Pro EMS CFM believes that skills competency is achieved using the various levels of the psychomotor learning domain. We take the learner from imitation to naturalization by instructing the provider to repeat the skill until they can perform flawlessly. When the provider has mastered the skill, he or she can then adapt their technique to achieve the desired result. In a very short period of time, a provider can reach such a high level of mastery and performance that decisions can be made like second nature.
We currently have the following skills trainers on-site:
- Nine patient simulators, including one newborn, two pediatric, and six adult manikins (one of which is abirthing manikin)
- Three dedicated debriefing rooms
- State-of-the-art audio/visual capabilities
In addition to upper extremity peripheral IV access, we train provides to correctly and appropriately use IO/ Intrasseous methods in both the tibia and humorous, as well as sternal IO methods for some cases of traumatic injury.
Our skills trainers are crucial to each step of this process in achieving competency. At Pro EMS CFM, we have seven IV trainers arms to ensure the learner can effectively, efficiently, and safely gain venous access on a patient in need of fluid resuscitation or IV medication therapy. Our IV Simulator allows the student to practice the technique for muscle memory, then perform the skill in a difficult location under stressful conditions.
Our eight stand-alone Airway Management trainers simulate the airway anatomy so students can practice different techniques with varied equipment to achieve the results of difficult airway management. Realistic practice is vital when trying to achieve a baseline competency in airway management. The student will progress from basic airway management to difficult airway management tools and techniques. We can work with the student on technique, timing, and critical thinking skills while they develop muscle memory in performing endotracheal intubation or managing the airway with an extraglotic device.
Our trauma leg allows the student to understand how and when to apply a tourniquet to a traumatic injury.
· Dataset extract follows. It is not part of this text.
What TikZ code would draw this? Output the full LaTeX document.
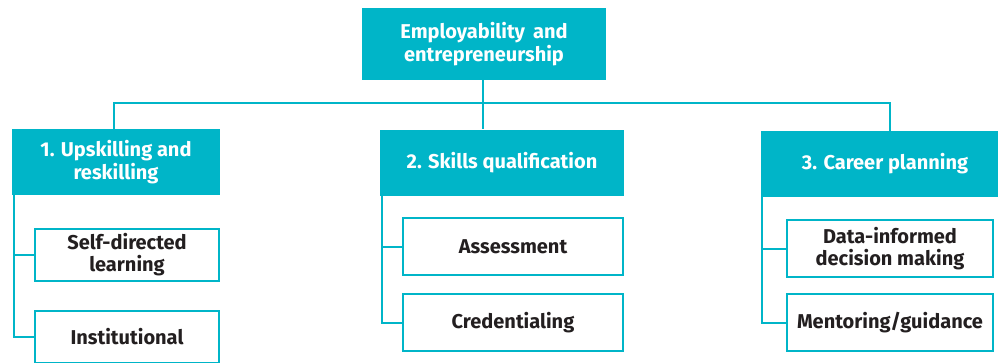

As the provider tightens and secures the tourniquet in place, the wounded leg reacts to the pressure, controlling the bleeding and responding in other appropriate manners, so that the learner actually sees the results of his or her work and can judge how to perform the skills most effectively.
All of these skills trainers are used throughout our Skills Retention courses, as well as Professional Development and Continuing Education classes.